And Then I Read: WARRIORS THREE 1-4

Images © Marvel Characters, Inc.

It took me a while to get all four of these, and then another while to read them, but when I did I had a good time. I always liked the Warriors Three back in the day when they were appearing in THOR written by Stan Lee. Kind of the Norse equivalent of The Three Musketeers, not exactly Thor sidekicks, but often played for humor. Writer Bill Willingham is someone I’ve worked with a lot, so I was curious to see how familiar the writing style would be on this Marvel book, and it did have some themes that reminded me of FABLES (particularly the use of a giant wolf), but there were plenty of new things going on here as well. The boasting and banter among the Three is well handled and entertaining. The setting is a bit puzzling to me, not having followed THOR for many years, as Asgard appears to be in the American midwest here, though that could well be a temporary storyline thing. The narrator, who we don’t see for quite a while, is an agent of A.I.M., the sort of dark version of S.H.I.E.L.D., and that lends some confusion to the storytelling, but the main narrative is full of sharp action and good character development, so that didn’t harm the overall read very much. The Fenris Wolf is pretty cool as a force of vast destruction, and things roll along nicely throughout.

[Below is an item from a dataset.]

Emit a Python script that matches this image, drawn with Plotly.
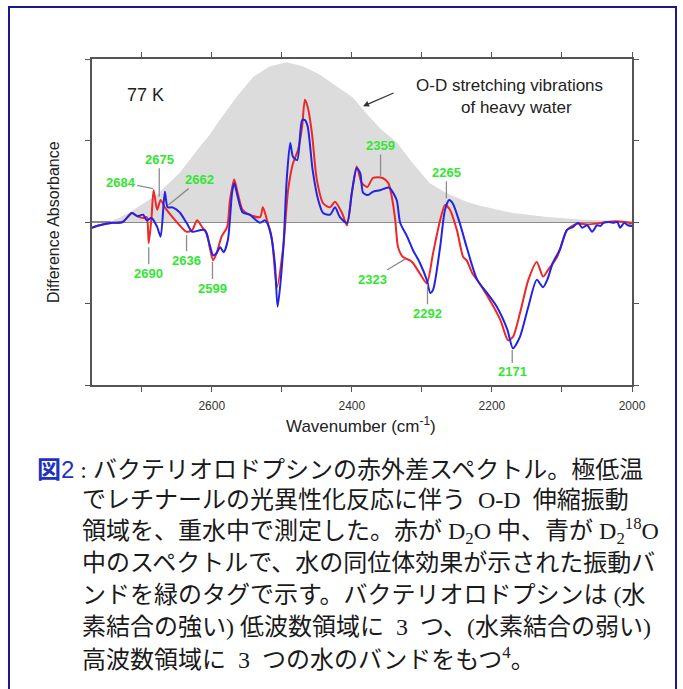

The art by Neil Edwards and Scott Hanna is well done in general, though some pages have too much going on, and too much attention paid to the small details, which drags on the storytelling. In general it’s fine, though. The use of an uncial style font for the Asgardians is sometimes a bit distracting, and the lettering is not always well-placed in the balloon shapes, leaving too much space in some, not enough in others. The approach is, I think, meant to mimic that of John Workman, but not done as well.

Minor complaints aside, I did enjoy this, and it’s recommended. If you’re a Willingham fan, I’d say it’s worth seeking out.